Con una presencia importante a cada una de las presentaciones en el pasado Rock al Parque, sumado al hecho de los actos que anteriormente nos han visitado, lo cierto es que este ritmo nacido en el seno de la Jamaica de finales de los cincuenta y que ha viajado por todo el mundo nutriéndose de colores locales y diversificando las múltiples posibilidades melódicas de sus composiciones. Este año nos visitó Bad Manners y, durante el Cosquín Rock, regresará Ska-P. Además, está la presentación memorable que realizaran Los Elefantes antes este mes como lanzamiento de su álbum Capitán Latinoamérica que contó con la presencia de Desorden Público e Inspector, dos de las bandas más importantes del ska latinoamericano.
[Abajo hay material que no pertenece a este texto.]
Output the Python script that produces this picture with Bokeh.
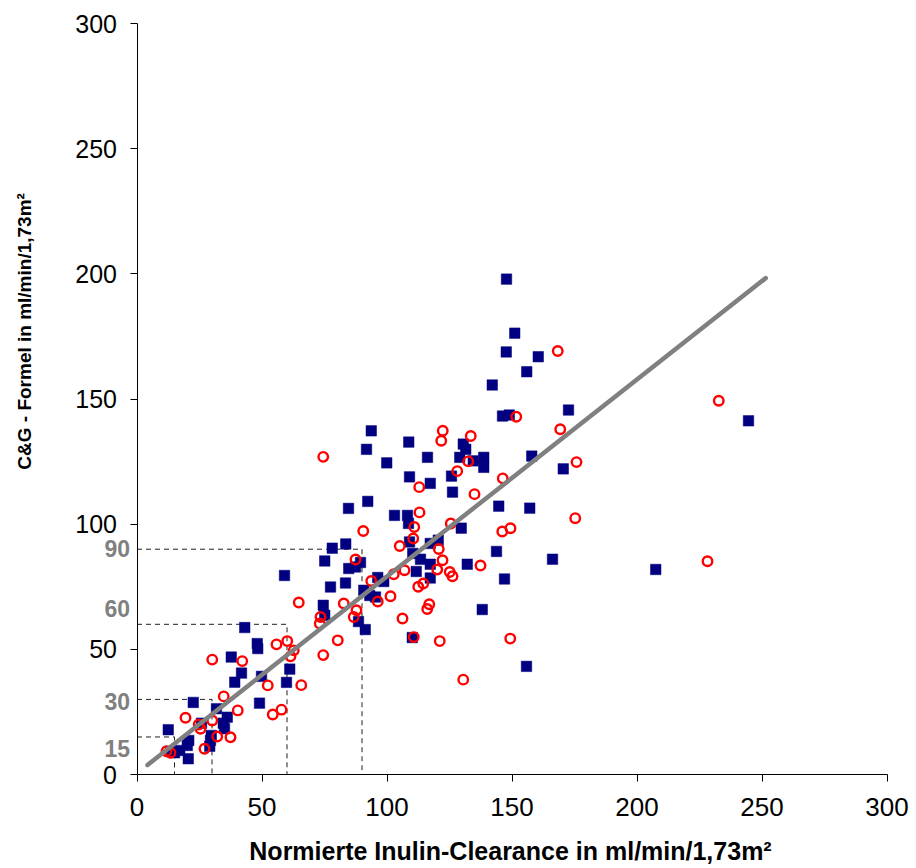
from bokeh.plotting import figure
from bokeh.models import Range1d, Label, FixedTicker
from bokeh.embed import file_html
from bokeh.resources import INLINE
import math

# ---- data ----
blue_x = [147.8, 151.1, 147.7, 160.5, 155.9, 142.1,
          244.6, 207.5,
          146.2, 148.9, 172.6, 93.7, 91.8, 108.7, 99.9, 116.2, 130.5, 131.5,
          129.1, 134.5, 138.7, 138.7, 157.9, 170.5, 109.0, 117.3, 125.8, 126.2,
          84.6, 92.3, 144.7, 157.1, 103.0, 108.2, 108.6, 129.7, 109.0, 117.3,
          120.5, 78.1, 83.5, 110.3, 113.4, 143.8, 75.1, 84.7, 87.4, 89.4,
          117.3, 111.7, 132.1, 166.2, 59.0, 96.3, 98.7, 117.3, 147.0, 77.4,
          83.4, 90.7, 93.1, 95.4, 74.5, 75.1, 88.6, 91.3, 138.1, 110.1,
          155.8, 61.1, 59.8,
          43.1, 48.1, 48.3, 37.7, 41.8, 39.1, 49.8, 49.0, 22.5, 31.8, 36.1,
          34.5, 35.0, 25.8, 12.5, 29.7, 29.4, 20.7, 20.1, 29.1, 17.1, 15.0,
          13.4, 20.5]
blue_y = [197.9, 176.3, 168.8, 166.9, 160.9, 155.6,
          141.3, 81.9,
          143.2, 143.6, 145.6, 137.3, 129.9, 132.8, 124.5, 126.7, 132.0, 129.9,
          126.7, 125.3, 126.7, 122.7, 127.2, 122.1, 118.9, 116.3, 119.2, 112.8,
          106.3, 109.1, 107.2, 106.4, 103.5, 103.5, 100.3, 98.4, 92.9, 92.3,
          93.6, 90.4, 92.1, 88.3, 86.0, 89.1, 85.3, 82.3, 82.9, 84.7,
          84.0, 81.1, 84.0, 86.0, 79.5, 78.7, 77.1, 78.5, 78.1, 74.9,
          76.5, 73.6, 71.5, 70.9, 67.6, 63.6, 61.1, 57.9, 65.9, 54.7,
          43.2, 42.1, 36.8,
          58.7, 52.3, 50.3, 46.9, 40.5, 36.9, 39.2, 28.5, 28.8, 26.3, 22.9,
          20.5, 18.3, 20.5, 17.9, 15.6, 13.6, 13.6, 11.6, 11.3, 9.6, 8.7,
          9.2, 6.3]

red_x = [168.3, 232.7, 228.2,
         151.7, 122.3, 121.7, 133.5, 74.5, 128.1, 132.5, 169.3, 175.8, 146.3,
         112.9, 135.0, 113.0, 110.9, 110.5, 125.5, 90.5, 146.1, 149.4, 175.3,
         105.1, 120.7, 122.2, 87.4, 137.4, 107.0, 102.7, 120.1, 125.1, 126.2,
         93.7, 112.5, 114.5, 64.7, 82.7, 96.3, 101.4, 87.8, 86.7, 73.4,
         73.1, 116.9, 116.1, 106.2, 110.7, 121.1, 149.3, 80.3, 74.5, 60.1,
         62.7, 61.4, 65.7, 130.5,
         55.8, 30.1, 42.1, 52.3, 34.7, 40.3, 54.3, 57.8, 19.4, 24.7, 25.4,
         30.1, 32.1, 37.4, 27.0, 11.8, 13.4]
red_y = [169.2, 149.3, 85.2,
         142.9, 137.3, 133.3, 135.2, 126.9, 121.2, 125.1, 137.9, 124.8, 118.3,
         114.8, 112.0, 104.7, 98.9, 94.3, 100.3, 97.3, 97.1, 98.4, 102.4,
         91.3, 90.1, 85.6, 85.9, 83.5, 81.6, 80.0, 81.9, 80.9, 79.2,
         77.3, 75.0, 76.3, 68.7, 68.3, 69.1, 71.2, 65.6, 62.9, 62.9,
         60.3, 68.0, 66.1, 62.3, 54.9, 53.3, 54.3, 53.6, 47.7, 53.3,
         49.6, 47.2, 35.7, 37.9,
         52.0, 45.9, 45.3, 35.6, 31.2, 25.6, 24.0, 25.9, 22.7, 20.0, 18.3,
         21.6, 15.2, 14.9, 10.3, 9.3, 8.7]

reg_x = [4.2, 251.5]
reg_y = [3.8, 198.3]

guide_vals = [15, 30, 60, 90]
guide_texts = ["15", "30", "60", "90"]
guide_text_y = [10.2, 29.2, 66.4, 90.4]

x_ticks = [0, 50, 100, 150, 200, 250, 300]
y_ticks = [0, 50, 100, 150, 200, 250, 300]

x_title = "Normierte Inulin-Clearance in ml/min/1,73m²"
y_title = "C&G - Formel in ml/min/1,73m²"

# ---- figure: the frame fills the canvas, axes sit at x=0 / y=0 ----
p = figure(width=916, height=868, output_backend="svg", toolbar_location=None,
           x_range=Range1d(-54.6, 311.8), y_range=Range1d(-37.55, 309.2),
           min_border=0)
p.min_border_left = 0
p.min_border_right = 0
p.min_border_top = 0
p.min_border_bottom = 0
p.outline_line_color = None
p.xgrid.visible = False
p.ygrid.visible = False
p.background_fill_color = "white"
p.border_fill_color = "white"

p.xaxis.ticker = FixedTicker(ticks=x_ticks)
p.yaxis.ticker = FixedTicker(ticks=y_ticks)
for ax in (p.xaxis, p.yaxis):
    ax.fixed_location = 0
    ax.bounds = (0, 300)
    ax.axis_line_color = "black"
    ax.axis_line_width = 1
    ax.major_tick_line_color = "black"
    ax.major_tick_out = 7
    ax.major_tick_in = 0
    ax.minor_tick_line_color = None
    ax.major_label_text_color = "black"
p.yaxis.major_label_text_font = "Liberation Sans"
p.yaxis.major_label_text_font_size = "25px"
p.yaxis.major_label_standoff = 13
p.xaxis.major_label_text_font = "Liberation Sans"
p.xaxis.major_label_text_font_size = "26px"
p.xaxis.major_label_standoff = 16

# dashed guide lines
gxs = []
gys = []
for v in guide_vals:
    gxs.append([0, v, v])
    gys.append([v, v, 0])
p.multi_line(gxs, gys, line_color="#202020", line_width=1, line_dash="5 4")

# points
p.scatter(blue_x, blue_y, marker="square", size=10.5,
          fill_color="#000080", line_color="#000080", line_width=0.5)
p.scatter(red_x, red_y, marker="circle", size=9.5,
          fill_color=None, line_color="#FF0000", line_width=2.4)

# regression line
p.line(reg_x, reg_y, line_color="#808080", line_width=4.5, line_cap="round")

# gray guide labels
for t, yy in zip(guide_texts, guide_text_y):
    p.add_layout(Label(x=-2.8, y=yy, text=t, text_align="right",
                       text_baseline="middle", text_color="#808080",
                       text_font="Liberation Sans", text_font_style="bold",
                       text_font_size="23px"))

# axis titles
p.add_layout(Label(x=149.4, y=-30.6, text=x_title, text_align="center",
                   text_baseline="middle", text_color="black",
                   text_font="Liberation Sans", text_font_style="bold",
                   text_font_size="25px"))
p.add_layout(Label(x=-45, y=177.0, text=y_title, text_align="center",
                   text_baseline="middle", angle=math.pi / 2, text_color="black",
                   text_font="Liberation Sans", text_font_style="bold",
                   text_font_size="19px"))

open("out.html", "w").write(file_html(p, INLINE))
Lo cierto es que el género sigue vivo y vibrante en la era del trap y el reggaetón, que los artistas que han creado hitos en nuestra historia siguen presentes y vigentes y que, también, no hemos dejado de bailar un solo día el arrullo imponente que crean los vientos y las guitarras. Rock al Parque 2018 demostró que este ritmo respira y palpita, que seguirá siendo una de las alas principales de la música moderna y que, pese a llevar sesenta años en el ruedo, el ska no desfallece sino que encuentra el aliento entre el tumulto para seguir moviendo los pies, dando brincos y, sobre todo, celebrando.